Four not three. That is the only answer that I can give to strangers who ask, “And how many children do you have?” Four, not three pairs of boots should have been lying in a pile beside the door these past eight winters. Four not three uncleared bowls of half-finished cereal should have been left frustratingly on the kitchen table each morning for me to clean up. Four, not three should have been fighting over who sits up front in the car this trip. But he rides with us anyway—the quiet shadow that is the memory of a first-born son, an older brother.
Avraham David is there. The catch in my throat when I speak at my daughter’s simcha and need to skirt any mention lest I break down and cry. He’s there any time I pick up a gemara and miss the sweetness of my hevruta who already knew three sedarim of mishnayot by heart at sixteen.
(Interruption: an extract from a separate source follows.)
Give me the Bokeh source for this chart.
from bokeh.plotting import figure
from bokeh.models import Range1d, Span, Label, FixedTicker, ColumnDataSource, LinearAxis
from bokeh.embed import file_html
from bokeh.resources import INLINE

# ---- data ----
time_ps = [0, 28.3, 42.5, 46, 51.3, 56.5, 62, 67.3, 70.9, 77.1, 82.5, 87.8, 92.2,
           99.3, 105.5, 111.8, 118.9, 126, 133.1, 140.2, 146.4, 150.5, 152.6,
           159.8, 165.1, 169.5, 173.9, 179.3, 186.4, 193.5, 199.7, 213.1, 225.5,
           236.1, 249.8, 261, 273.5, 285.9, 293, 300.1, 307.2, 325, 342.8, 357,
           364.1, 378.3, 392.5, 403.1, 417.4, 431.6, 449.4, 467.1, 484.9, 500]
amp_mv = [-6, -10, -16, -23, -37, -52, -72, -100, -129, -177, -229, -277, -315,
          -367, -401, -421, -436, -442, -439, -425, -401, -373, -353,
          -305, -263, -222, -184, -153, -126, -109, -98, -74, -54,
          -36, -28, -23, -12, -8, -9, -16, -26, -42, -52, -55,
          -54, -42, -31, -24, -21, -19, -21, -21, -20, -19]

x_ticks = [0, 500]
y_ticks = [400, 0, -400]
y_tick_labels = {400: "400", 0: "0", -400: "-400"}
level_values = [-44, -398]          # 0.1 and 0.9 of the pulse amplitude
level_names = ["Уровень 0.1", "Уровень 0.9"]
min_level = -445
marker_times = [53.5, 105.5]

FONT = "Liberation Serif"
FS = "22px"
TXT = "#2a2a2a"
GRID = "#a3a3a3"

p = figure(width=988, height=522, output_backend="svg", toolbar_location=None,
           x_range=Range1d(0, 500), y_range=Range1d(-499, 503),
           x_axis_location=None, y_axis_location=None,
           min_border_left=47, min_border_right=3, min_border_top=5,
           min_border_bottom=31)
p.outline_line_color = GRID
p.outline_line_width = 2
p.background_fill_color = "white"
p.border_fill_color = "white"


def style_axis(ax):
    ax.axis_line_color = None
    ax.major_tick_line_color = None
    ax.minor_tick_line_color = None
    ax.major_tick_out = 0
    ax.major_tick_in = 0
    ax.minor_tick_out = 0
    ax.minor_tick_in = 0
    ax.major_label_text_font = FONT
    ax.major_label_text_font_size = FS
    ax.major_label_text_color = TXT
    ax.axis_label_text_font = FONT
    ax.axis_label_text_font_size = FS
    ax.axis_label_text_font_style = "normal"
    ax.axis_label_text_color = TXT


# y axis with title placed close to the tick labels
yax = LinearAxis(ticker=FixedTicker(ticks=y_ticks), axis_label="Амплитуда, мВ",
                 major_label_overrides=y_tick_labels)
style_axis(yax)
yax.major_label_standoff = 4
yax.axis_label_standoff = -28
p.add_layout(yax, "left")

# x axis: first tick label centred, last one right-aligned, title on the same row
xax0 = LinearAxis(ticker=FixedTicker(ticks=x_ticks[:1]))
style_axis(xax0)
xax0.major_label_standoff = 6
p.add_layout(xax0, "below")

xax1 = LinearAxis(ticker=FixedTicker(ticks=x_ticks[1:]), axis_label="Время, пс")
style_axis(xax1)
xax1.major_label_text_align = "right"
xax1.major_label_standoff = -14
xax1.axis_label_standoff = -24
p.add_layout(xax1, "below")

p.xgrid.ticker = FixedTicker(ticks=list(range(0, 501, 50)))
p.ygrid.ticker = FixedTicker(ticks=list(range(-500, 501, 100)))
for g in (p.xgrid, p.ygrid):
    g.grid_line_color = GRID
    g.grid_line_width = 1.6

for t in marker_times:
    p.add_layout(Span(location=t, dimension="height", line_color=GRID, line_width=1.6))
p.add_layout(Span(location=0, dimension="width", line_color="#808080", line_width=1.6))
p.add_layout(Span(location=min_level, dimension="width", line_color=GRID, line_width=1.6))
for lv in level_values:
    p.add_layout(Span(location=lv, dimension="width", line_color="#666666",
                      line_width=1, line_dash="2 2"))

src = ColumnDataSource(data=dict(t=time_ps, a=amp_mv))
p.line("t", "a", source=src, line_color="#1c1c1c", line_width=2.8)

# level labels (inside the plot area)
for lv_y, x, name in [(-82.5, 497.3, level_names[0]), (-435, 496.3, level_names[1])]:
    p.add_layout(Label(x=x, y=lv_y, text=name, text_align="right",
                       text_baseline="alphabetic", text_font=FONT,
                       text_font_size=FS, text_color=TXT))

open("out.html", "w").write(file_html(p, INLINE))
He’s there when friends invite me to their children’s weddings and each invitation’s joy brings me a knot in my stomach, knowing there’s one I’ll never celebrate.
And of course he’s with his siblings as well. He is the glue that binds my son the IDF soldier to his mission in ways others cannot imagine. He is another hurdle to be struggled over by my teenaged daughter—whose uneasy journey from child to young woman is made all the more complicated by the brute insensitivities of those who intrude upon the privacy of her mourning. He is the anxiety that my youngest faces—”Abba, I want to be at the cemetery, but I have to be with my class for the school ceremony!!”—she is stuck with choices she shouldn’t have to make.
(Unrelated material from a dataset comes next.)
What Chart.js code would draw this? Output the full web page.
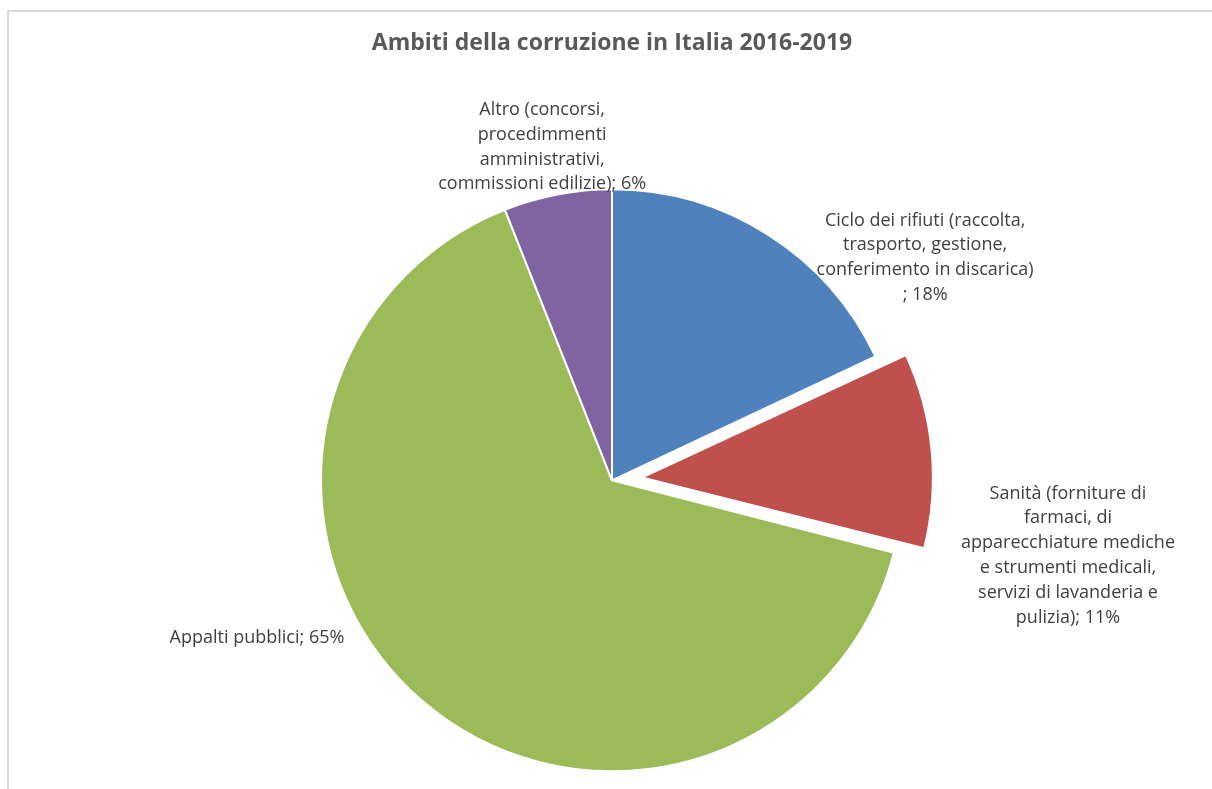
<!DOCTYPE html>
<html lang="it">
<head>
<meta charset="utf-8">
<title>Ambiti della corruzione in Italia 2016-2019</title>
<script src="https://cdn.jsdelivr.net/npm/chart.js@4/dist/chart.umd.min.js"></script>
<style>
  html, body { margin: 0; padding: 0; background: #fff; overflow: hidden; }
  #wrap { position: relative; width: 1212px; height: 789px; }
</style>
</head>
<body>
<div id="wrap"><canvas id="pieChart" width="1212" height="789"></canvas></div>
<script>
const categories = [
  "Ciclo dei rifiuti (raccolta, trasporto, gestione, conferimento in discarica)",
  "Sanità (forniture di farmaci, di apparecchiature mediche e strumenti medicali, servizi di lavanderia e pulizia)",
  "Appalti pubblici",
  "Altro (concorsi, procedimmenti amministrativi, commissioni edilizie)"
];
const shares = [18, 11, 65, 6];
const colors = ["#4F81BD", "#C0504D", "#9BBB59", "#8064A2"];
// arc offset (Chart.js moves a slice by offset / 4)
const explode = [0, 120, 0, 0];

// label lines as wrapped in the data labels
const labelLines = [
  ["Ciclo dei rifiuti (raccolta,", "trasporto, gestione,", "conferimento in discarica)", "; 18%"],
  ["Sanità (forniture di", "farmaci, di", "apparecchiature mediche", "e strumenti medicali,", "servizi di lavanderia e", "pulizia); 11%"],
  ["Appalti pubblici; 65%"],
  ["Altro (concorsi,", "procedimmenti", "amministrativi,", "commissioni edilizie); 6%"]
];
// where each label block sits, relative to the pie centre (in radii)
const labelAt = [[1.076, -0.765], [1.567, 0.258], [-1.22, 0.543], [-0.24, -1.145]];

const FONT = "'Open Sans', 'DejaVu Sans', sans-serif";

const framePlugin = {
  id: "frame",
  beforeDraw(chart) {
    const ctx = chart.ctx;
    ctx.save();
    ctx.strokeStyle = "#d9d9d9";
    ctx.lineWidth = 2;
    ctx.beginPath();
    ctx.moveTo(8, chart.height);
    ctx.lineTo(8, 11);
    ctx.lineTo(chart.width, 11);
    ctx.stroke();
    ctx.restore();
  }
};

// Chart.js grows an offset arc's radius a bit; keep exploded slices at the pie radius
const keepRadiusPlugin = {
  id: "keepRadius",
  afterDatasetsUpdate(chart) {
    chart.getDatasetMeta(0).data.forEach((arc, i) => {
      const off = (explode[i] || 0) / 4;
      if (!off) return;
      const circ = arc.endAngle - arc.startAngle;
      arc.outerRadius -= off * (1 - Math.sin(Math.min(Math.PI, circ)));
    });
  }
};

const labelPlugin = {
  id: "sliceLabels",
  afterDatasetsDraw(chart) {
    const ctx = chart.ctx;
    const meta = chart.getDatasetMeta(0);
    const arc0 = meta.data[0];
    const cx = arc0.x, cy = arc0.y, r = arc0.outerRadius;
    const lh = 24.8;
    ctx.save();
    ctx.fillStyle = "#404040";
    ctx.font = "18px " + FONT;
    ctx.textAlign = "center";
    ctx.textBaseline = "middle";
    labelLines.forEach((lines, i) => {
      const x = cx + labelAt[i][0] * r;
      const y = cy + labelAt[i][1] * r - (lines.length - 1) * lh / 2;
      lines.forEach((t, k) => ctx.fillText(t, x, y + k * lh));
    });
    ctx.restore();
  }
};

new Chart(document.getElementById("pieChart"), {
  type: "pie",
  data: {
    labels: categories,
    datasets: [{
      data: shares,
      backgroundColor: colors,
      borderColor: "#ffffff",
      borderWidth: 2,
      offset: explode
    }]
  },
  options: {
    responsive: false,
    animation: false,
    events: [],
    radius: 291,
    layout: { padding: { left: 12, right: 0, top: 0, bottom: 0 } },
    plugins: {
      legend: { display: false },
      tooltip: { enabled: false },
      title: {
        display: true,
        text: "Ambiti della corruzione in Italia 2016-2019",
        color: "#595959",
        font: { family: FONT, size: 23, weight: "bold", lineHeight: 1.2 },
        padding: { top: 30, bottom: 114 }
      }
    }
  },
  plugins: [framePlugin, keepRadiusPlugin, labelPlugin]
});
</script>
</body>
</html>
At the siren’s wail the terrible loneliness of his presence bears down upon us all. The impish toddler bouncing on my shoulders as we take our daily hike. The smiling child proud of riding on two wheels, or of mastering his first vowel-less book. The older brother carrying his little sister on his shoulders this time. The serious yeshiva bochur arguing over a point of law, thinking out loud about a new sugya. The boy whose birth turned me into a father and whose horrid death has torn a ragged hole in our family.
At the siren’s wail we stand together, surrounded by too many others whose loved ones are missed and whose hearts are broken, silence all we can utter.